# To be done
Please return exactly the run of lines that begins with the line containing "Convert this chart to Altair code." and ends with the line containing "pm10_domain = [-11.84, 307.84]", pictures excluded.

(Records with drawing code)
* * *

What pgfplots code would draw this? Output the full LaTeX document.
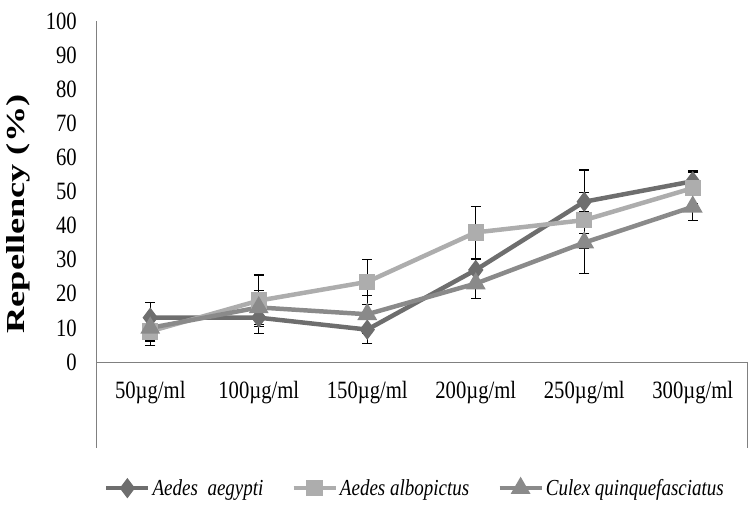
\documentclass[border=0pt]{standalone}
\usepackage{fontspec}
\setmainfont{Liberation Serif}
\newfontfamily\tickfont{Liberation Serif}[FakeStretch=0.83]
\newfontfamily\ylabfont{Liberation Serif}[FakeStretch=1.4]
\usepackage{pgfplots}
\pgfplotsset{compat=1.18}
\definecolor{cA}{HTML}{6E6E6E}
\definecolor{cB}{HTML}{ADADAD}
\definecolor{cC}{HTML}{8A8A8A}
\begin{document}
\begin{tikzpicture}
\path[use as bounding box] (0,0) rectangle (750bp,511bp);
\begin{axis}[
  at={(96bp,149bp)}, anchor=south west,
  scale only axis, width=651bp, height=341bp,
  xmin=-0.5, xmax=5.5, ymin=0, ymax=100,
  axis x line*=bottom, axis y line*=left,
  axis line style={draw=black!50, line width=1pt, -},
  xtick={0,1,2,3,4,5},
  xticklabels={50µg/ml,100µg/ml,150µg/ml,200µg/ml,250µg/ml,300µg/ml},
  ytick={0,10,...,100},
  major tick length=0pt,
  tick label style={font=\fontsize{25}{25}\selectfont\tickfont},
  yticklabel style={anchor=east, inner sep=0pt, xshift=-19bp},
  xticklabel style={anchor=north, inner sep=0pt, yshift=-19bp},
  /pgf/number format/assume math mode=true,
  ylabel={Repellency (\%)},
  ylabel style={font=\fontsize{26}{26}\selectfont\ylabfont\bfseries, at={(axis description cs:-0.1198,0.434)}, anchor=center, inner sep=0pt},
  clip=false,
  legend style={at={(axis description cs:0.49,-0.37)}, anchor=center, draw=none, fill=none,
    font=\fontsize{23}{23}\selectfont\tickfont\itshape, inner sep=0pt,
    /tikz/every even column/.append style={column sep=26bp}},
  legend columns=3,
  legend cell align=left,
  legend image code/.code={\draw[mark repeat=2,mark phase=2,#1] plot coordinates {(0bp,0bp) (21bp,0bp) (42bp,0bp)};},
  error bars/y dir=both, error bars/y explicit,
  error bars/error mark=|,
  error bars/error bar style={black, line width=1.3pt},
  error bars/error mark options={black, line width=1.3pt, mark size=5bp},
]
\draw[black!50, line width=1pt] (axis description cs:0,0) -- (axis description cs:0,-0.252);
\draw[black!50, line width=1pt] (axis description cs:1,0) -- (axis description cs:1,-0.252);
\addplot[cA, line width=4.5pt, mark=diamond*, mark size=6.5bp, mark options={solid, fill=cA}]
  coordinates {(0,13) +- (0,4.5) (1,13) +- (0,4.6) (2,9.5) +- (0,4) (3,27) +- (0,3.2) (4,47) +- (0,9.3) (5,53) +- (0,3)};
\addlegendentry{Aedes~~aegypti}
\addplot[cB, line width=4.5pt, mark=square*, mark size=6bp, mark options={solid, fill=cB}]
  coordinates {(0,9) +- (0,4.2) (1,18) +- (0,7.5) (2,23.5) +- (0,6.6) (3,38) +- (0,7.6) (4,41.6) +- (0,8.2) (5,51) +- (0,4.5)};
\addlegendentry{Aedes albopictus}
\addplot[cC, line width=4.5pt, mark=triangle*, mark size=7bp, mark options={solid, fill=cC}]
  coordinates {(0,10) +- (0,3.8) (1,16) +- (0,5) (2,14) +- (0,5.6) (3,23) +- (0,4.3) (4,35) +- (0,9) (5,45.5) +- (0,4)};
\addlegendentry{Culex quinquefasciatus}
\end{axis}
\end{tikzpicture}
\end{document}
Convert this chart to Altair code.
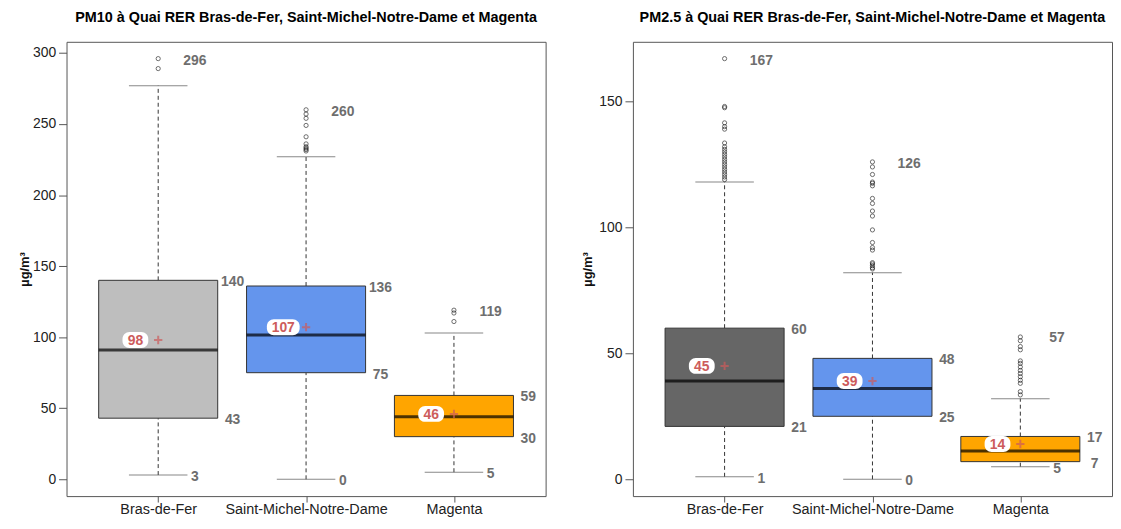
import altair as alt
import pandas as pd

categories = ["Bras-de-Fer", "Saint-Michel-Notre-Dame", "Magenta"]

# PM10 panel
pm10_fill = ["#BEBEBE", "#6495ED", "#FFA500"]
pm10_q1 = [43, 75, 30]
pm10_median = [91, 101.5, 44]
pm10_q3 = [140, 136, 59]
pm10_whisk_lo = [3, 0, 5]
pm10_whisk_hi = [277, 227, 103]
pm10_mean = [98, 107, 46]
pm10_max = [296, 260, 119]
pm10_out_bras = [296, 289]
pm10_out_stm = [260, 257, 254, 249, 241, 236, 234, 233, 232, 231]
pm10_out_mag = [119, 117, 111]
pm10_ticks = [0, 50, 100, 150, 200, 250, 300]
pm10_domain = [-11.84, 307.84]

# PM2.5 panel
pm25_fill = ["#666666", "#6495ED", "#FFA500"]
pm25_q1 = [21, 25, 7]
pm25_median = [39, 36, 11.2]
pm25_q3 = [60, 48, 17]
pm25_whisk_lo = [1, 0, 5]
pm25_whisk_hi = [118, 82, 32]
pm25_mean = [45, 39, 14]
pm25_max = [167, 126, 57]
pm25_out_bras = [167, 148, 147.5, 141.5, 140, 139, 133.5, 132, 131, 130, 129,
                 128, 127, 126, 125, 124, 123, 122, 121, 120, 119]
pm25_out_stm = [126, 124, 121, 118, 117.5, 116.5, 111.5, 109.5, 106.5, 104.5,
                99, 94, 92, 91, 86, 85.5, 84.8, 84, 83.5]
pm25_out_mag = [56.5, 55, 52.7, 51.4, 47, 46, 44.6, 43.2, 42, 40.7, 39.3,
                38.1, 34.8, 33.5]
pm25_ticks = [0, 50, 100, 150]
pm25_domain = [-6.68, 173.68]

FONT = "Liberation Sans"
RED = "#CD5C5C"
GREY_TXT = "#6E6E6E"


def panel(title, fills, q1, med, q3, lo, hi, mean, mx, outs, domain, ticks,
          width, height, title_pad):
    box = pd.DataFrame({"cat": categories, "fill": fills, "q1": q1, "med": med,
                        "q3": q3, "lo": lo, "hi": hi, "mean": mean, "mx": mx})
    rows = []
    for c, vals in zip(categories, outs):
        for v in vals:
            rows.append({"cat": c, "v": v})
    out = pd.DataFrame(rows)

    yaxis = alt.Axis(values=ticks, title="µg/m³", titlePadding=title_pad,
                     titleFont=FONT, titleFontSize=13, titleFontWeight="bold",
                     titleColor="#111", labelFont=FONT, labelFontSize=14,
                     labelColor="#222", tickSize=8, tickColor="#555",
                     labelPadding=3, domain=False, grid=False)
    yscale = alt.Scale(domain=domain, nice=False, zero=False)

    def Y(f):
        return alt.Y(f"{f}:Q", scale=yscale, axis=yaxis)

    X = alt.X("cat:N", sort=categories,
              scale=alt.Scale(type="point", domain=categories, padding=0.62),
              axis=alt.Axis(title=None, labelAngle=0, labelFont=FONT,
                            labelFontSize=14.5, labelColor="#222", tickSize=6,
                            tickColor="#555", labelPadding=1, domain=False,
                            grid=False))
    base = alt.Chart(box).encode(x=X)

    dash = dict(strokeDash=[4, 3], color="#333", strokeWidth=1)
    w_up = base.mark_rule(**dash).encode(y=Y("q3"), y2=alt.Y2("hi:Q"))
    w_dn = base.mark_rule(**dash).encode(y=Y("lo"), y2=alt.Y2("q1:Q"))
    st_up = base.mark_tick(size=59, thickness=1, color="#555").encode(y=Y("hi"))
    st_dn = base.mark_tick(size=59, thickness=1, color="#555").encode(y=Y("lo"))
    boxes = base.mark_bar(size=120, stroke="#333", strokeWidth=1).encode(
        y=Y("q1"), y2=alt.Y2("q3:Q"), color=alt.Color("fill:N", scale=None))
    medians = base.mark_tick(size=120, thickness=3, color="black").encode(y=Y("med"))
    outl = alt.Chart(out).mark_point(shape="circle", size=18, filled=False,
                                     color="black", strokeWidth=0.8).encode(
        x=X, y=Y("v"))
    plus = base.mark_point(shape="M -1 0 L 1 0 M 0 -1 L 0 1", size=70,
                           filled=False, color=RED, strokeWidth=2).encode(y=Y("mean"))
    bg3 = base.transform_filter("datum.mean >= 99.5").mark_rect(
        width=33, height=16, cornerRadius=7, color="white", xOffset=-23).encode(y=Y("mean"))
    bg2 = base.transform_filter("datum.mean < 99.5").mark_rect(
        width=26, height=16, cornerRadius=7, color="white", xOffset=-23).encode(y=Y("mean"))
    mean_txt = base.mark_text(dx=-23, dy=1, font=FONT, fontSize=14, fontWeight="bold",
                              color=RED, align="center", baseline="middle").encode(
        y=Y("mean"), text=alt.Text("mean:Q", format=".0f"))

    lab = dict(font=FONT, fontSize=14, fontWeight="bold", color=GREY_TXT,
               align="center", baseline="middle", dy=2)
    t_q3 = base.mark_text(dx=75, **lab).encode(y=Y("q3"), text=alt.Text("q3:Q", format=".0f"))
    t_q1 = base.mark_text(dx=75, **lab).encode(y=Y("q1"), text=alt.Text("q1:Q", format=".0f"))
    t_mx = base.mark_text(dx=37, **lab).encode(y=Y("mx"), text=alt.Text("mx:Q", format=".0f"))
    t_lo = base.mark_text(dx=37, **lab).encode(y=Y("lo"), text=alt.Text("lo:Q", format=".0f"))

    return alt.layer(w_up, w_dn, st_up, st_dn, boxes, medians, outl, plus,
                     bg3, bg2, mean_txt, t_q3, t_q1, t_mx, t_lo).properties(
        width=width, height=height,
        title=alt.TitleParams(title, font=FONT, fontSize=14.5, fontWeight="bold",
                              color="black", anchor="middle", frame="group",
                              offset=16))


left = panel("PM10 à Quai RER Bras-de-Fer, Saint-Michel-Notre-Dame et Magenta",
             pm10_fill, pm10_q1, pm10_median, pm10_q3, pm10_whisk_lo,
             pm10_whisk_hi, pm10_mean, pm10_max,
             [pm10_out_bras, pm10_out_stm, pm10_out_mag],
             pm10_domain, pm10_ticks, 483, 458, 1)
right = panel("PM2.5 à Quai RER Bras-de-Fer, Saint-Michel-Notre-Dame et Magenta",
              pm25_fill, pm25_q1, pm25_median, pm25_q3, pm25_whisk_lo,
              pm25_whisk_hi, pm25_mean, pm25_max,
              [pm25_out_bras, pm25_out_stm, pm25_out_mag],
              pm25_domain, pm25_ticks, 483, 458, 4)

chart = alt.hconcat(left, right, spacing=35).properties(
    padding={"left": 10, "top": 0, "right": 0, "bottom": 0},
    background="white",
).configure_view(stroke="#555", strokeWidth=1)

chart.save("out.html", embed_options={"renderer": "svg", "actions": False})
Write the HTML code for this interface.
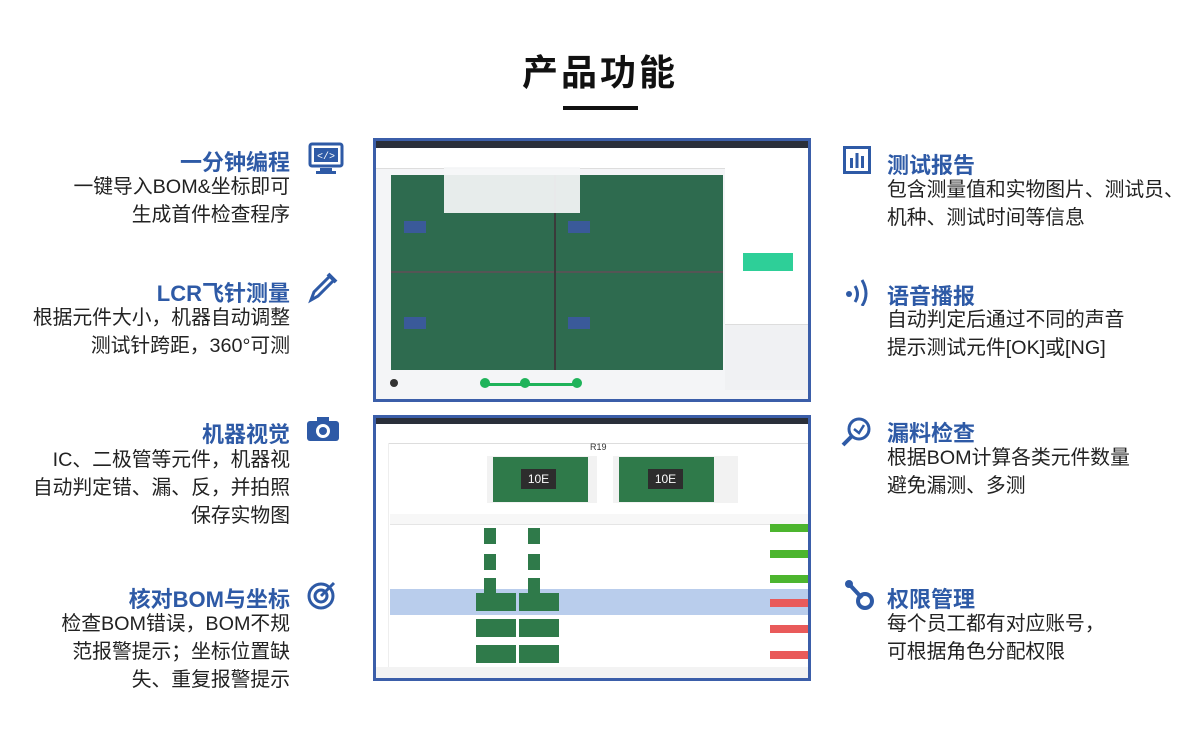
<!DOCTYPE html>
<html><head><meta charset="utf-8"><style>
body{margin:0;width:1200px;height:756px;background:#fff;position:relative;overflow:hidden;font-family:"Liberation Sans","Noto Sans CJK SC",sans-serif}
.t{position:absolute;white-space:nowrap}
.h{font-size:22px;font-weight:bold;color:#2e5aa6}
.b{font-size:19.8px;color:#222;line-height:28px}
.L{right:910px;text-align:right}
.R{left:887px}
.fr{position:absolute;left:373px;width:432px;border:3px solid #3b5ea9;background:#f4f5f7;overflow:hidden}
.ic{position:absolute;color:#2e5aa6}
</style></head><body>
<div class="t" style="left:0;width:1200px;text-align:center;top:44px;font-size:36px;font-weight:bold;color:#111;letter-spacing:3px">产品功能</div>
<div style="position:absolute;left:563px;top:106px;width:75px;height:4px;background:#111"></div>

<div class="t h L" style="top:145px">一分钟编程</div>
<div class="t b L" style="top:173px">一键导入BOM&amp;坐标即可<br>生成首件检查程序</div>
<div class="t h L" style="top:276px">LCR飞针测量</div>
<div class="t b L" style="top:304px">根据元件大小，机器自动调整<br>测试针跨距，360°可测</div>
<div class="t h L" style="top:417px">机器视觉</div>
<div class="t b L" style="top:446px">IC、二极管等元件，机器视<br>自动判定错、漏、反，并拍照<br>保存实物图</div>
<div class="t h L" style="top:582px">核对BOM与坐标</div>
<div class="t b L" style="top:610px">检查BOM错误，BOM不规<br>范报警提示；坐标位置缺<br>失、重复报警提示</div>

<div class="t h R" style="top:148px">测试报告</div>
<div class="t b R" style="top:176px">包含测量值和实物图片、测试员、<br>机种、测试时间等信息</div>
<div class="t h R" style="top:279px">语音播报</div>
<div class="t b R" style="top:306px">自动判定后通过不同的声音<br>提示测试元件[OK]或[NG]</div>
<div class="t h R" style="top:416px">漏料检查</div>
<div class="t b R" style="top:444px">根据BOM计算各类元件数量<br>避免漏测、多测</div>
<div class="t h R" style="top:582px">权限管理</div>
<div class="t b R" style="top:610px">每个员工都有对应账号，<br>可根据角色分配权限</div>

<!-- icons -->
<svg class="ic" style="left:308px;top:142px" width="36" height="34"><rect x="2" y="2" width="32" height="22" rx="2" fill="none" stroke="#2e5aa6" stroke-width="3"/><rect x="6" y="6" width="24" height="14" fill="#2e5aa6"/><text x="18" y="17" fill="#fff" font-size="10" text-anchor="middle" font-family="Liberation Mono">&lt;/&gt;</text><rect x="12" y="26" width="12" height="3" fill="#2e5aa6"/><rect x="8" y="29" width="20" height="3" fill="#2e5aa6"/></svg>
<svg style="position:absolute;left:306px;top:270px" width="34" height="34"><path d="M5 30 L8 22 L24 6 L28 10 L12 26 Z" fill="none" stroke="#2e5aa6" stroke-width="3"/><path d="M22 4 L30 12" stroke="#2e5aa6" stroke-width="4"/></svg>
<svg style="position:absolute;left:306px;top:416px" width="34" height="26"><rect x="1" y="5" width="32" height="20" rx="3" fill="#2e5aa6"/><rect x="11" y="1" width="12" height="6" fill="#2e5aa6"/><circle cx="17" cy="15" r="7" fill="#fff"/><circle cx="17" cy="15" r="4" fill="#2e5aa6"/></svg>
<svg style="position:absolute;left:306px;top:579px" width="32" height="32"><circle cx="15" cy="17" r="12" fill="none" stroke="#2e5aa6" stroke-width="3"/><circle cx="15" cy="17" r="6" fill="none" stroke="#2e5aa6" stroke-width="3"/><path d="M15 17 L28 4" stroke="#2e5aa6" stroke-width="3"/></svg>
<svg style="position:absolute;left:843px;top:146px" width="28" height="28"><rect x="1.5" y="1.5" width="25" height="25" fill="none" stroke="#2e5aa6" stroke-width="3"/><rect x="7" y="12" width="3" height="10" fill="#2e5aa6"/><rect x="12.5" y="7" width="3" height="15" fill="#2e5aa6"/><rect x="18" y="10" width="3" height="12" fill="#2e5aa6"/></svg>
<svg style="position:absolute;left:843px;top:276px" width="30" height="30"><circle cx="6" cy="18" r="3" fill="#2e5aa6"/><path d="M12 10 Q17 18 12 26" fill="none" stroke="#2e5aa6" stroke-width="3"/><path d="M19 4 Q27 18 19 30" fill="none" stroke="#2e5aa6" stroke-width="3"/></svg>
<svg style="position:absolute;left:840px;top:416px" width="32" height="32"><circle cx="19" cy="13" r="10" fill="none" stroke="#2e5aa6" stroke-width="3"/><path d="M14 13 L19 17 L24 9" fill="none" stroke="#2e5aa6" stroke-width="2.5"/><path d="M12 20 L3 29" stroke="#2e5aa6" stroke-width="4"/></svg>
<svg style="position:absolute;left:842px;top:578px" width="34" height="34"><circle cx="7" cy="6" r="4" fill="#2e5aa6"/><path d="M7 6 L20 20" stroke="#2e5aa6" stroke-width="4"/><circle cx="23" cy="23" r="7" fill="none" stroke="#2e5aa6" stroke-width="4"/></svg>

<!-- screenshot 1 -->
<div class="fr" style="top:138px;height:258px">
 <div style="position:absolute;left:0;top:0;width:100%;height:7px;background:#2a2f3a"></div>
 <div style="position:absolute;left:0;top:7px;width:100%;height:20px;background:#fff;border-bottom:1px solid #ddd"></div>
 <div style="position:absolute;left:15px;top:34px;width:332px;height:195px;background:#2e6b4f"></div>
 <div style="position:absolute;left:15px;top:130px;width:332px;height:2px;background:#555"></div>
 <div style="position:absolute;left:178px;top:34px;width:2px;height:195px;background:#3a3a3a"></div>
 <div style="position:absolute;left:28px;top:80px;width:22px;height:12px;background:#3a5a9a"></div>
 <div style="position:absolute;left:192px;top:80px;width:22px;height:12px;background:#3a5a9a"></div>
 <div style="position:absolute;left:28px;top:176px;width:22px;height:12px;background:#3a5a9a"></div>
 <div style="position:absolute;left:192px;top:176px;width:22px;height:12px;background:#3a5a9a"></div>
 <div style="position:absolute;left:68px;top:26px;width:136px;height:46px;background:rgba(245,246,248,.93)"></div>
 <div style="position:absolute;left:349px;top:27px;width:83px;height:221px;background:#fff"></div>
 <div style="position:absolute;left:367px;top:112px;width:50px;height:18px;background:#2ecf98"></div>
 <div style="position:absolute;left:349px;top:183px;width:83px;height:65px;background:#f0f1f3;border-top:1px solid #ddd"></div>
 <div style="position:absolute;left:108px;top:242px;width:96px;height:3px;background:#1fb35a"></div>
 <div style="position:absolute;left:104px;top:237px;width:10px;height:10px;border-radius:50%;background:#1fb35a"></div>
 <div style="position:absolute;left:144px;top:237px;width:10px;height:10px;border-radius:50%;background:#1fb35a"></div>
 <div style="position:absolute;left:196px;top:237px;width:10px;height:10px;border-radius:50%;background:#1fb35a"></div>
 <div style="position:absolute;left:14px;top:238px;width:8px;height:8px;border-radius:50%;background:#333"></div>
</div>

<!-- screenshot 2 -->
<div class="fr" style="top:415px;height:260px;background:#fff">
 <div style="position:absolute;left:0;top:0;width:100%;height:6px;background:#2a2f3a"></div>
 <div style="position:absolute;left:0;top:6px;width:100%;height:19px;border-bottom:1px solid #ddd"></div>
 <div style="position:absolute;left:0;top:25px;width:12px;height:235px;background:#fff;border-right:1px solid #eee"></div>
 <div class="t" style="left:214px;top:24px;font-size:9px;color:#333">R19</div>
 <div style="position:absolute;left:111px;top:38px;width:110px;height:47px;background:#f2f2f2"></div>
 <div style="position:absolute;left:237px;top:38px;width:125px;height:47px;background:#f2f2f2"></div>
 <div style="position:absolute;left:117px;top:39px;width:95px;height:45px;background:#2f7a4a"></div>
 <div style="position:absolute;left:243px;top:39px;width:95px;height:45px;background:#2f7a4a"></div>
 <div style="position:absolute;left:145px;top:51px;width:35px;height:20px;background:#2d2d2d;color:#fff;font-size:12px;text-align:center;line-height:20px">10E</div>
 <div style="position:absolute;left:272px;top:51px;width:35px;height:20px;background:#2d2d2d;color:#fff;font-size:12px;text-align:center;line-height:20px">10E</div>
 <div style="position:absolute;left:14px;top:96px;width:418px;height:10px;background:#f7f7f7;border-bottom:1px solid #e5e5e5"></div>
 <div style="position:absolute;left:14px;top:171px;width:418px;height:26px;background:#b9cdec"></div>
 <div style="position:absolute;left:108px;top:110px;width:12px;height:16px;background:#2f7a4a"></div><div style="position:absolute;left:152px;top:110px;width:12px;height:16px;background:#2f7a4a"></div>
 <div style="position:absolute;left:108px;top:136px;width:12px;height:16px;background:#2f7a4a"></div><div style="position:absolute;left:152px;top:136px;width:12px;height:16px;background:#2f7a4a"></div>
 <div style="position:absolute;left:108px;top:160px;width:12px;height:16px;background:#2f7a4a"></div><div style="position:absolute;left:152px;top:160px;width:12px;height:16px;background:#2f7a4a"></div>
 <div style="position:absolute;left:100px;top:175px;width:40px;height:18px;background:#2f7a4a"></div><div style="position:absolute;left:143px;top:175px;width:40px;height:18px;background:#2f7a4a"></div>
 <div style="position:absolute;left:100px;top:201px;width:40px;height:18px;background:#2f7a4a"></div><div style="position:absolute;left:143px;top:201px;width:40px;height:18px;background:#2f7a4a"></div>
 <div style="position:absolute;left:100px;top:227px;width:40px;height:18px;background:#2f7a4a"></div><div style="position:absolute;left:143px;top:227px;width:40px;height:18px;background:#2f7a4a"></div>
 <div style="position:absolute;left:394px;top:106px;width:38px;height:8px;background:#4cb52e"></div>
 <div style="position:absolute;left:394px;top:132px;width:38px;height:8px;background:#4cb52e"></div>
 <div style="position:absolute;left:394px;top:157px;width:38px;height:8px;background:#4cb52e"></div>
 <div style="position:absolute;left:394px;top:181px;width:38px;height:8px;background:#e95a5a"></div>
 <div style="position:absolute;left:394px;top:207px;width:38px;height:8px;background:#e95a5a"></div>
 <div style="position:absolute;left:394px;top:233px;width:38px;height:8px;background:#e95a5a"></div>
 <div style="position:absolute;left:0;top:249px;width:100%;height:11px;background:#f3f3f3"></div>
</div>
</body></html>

* * *

# The solution
Convert this chart to Altair code.
import altair as alt
import pandas as pd

categories = ["Bras-de-Fer", "Saint-Michel-Notre-Dame", "Magenta"]

# PM10 panel
pm10_fill = ["#BEBEBE", "#6495ED", "#FFA500"]
pm10_q1 = [43, 75, 30]
pm10_median = [91, 101.5, 44]
pm10_q3 = [140, 136, 59]
pm10_whisk_lo = [3, 0, 5]
pm10_whisk_hi = [277, 227, 103]
pm10_mean = [98, 107, 46]
pm10_max = [296, 260, 119]
pm10_out_bras = [296, 289]
pm10_out_stm = [260, 257, 254, 249, 241, 236, 234, 233, 232, 231]
pm10_out_mag = [119, 117, 111]
pm10_ticks = [0, 50, 100, 150, 200, 250, 300]
pm10_domain = [-11.84, 307.84]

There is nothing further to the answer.